Restate each line word for word. Leave out every picture.

## Available data
[START]
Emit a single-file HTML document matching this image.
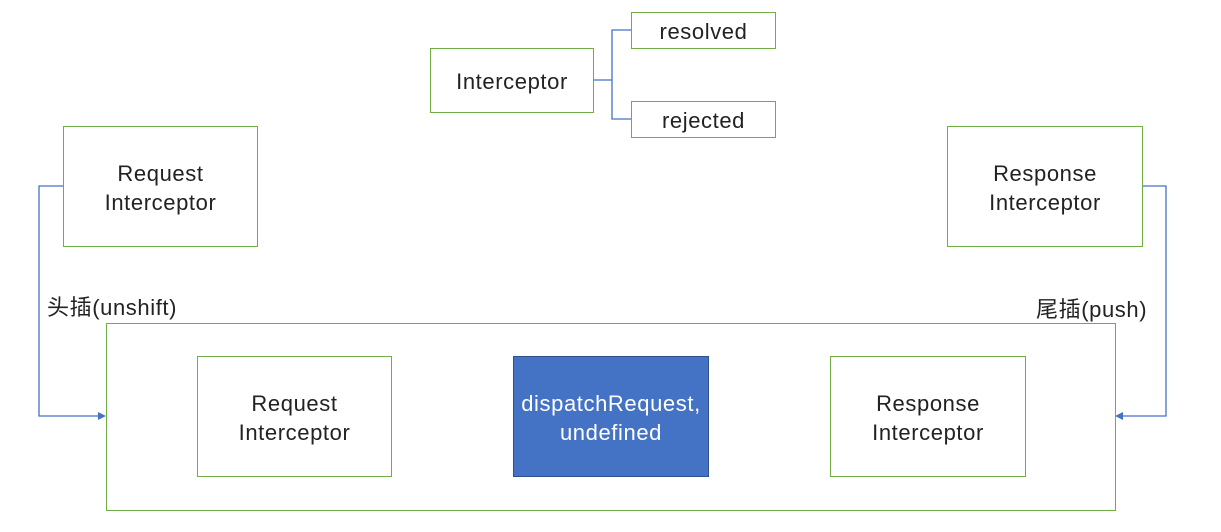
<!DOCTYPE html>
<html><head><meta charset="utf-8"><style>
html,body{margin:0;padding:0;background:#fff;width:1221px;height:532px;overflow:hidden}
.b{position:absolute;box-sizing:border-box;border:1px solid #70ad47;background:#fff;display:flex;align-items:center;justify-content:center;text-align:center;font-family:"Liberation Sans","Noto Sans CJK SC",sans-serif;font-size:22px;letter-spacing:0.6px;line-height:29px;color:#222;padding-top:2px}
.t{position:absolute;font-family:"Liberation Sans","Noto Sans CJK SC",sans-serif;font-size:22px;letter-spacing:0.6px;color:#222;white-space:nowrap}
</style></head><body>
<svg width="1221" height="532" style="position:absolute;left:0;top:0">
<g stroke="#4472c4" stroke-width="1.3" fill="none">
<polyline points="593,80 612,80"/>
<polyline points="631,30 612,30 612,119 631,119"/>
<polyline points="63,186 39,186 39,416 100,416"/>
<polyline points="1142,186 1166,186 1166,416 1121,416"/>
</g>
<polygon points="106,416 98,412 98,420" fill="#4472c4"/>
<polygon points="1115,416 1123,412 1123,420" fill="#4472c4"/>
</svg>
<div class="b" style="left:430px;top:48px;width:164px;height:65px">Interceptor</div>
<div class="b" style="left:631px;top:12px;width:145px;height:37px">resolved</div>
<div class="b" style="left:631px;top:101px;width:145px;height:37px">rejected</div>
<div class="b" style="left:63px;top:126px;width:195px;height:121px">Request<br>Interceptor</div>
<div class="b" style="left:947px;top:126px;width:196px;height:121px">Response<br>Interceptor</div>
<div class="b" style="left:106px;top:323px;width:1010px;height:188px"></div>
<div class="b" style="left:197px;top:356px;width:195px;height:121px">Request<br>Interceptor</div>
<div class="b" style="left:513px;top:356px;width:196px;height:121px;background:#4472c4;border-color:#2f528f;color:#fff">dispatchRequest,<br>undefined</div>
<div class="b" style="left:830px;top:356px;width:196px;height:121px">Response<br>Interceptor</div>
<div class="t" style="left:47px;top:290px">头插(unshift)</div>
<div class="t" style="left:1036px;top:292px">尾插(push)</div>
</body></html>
[END]
## Result
Emit a single-file HTML document matching this image.
<!DOCTYPE html>
<html><head><meta charset="utf-8"><style>
html,body{margin:0;padding:0;background:#fff;width:1221px;height:532px;overflow:hidden}
.b{position:absolute;box-sizing:border-box;border:1px solid #70ad47;background:#fff;display:flex;align-items:center;justify-content:center;text-align:center;font-family:"Liberation Sans","Noto Sans CJK SC",sans-serif;font-size:22px;letter-spacing:0.6px;line-height:29px;color:#222;padding-top:2px}
.t{position:absolute;font-family:"Liberation Sans","Noto Sans CJK SC",sans-serif;font-size:22px;letter-spacing:0.6px;color:#222;white-space:nowrap}
</style></head><body>
<svg width="1221" height="532" style="position:absolute;left:0;top:0">
<g stroke="#4472c4" stroke-width="1.3" fill="none">
<polyline points="593,80 612,80"/>
<polyline points="631,30 612,30 612,119 631,119"/>
<polyline points="63,186 39,186 39,416 100,416"/>
<polyline points="1142,186 1166,186 1166,416 1121,416"/>
</g>
<polygon points="106,416 98,412 98,420" fill="#4472c4"/>
<polygon points="1115,416 1123,412 1123,420" fill="#4472c4"/>
</svg>
<div class="b" style="left:430px;top:48px;width:164px;height:65px">Interceptor</div>
<div class="b" style="left:631px;top:12px;width:145px;height:37px">resolved</div>
<div class="b" style="left:631px;top:101px;width:145px;height:37px">rejected</div>
<div class="b" style="left:63px;top:126px;width:195px;height:121px">Request<br>Interceptor</div>
<div class="b" style="left:947px;top:126px;width:196px;height:121px">Response<br>Interceptor</div>
<div class="b" style="left:106px;top:323px;width:1010px;height:188px"></div>
<div class="b" style="left:197px;top:356px;width:195px;height:121px">Request<br>Interceptor</div>
<div class="b" style="left:513px;top:356px;width:196px;height:121px;background:#4472c4;border-color:#2f528f;color:#fff">dispatchRequest,<br>undefined</div>
<div class="b" style="left:830px;top:356px;width:196px;height:121px">Response<br>Interceptor</div>
<div class="t" style="left:47px;top:290px">头插(unshift)</div>
<div class="t" style="left:1036px;top:292px">尾插(push)</div>
</body></html>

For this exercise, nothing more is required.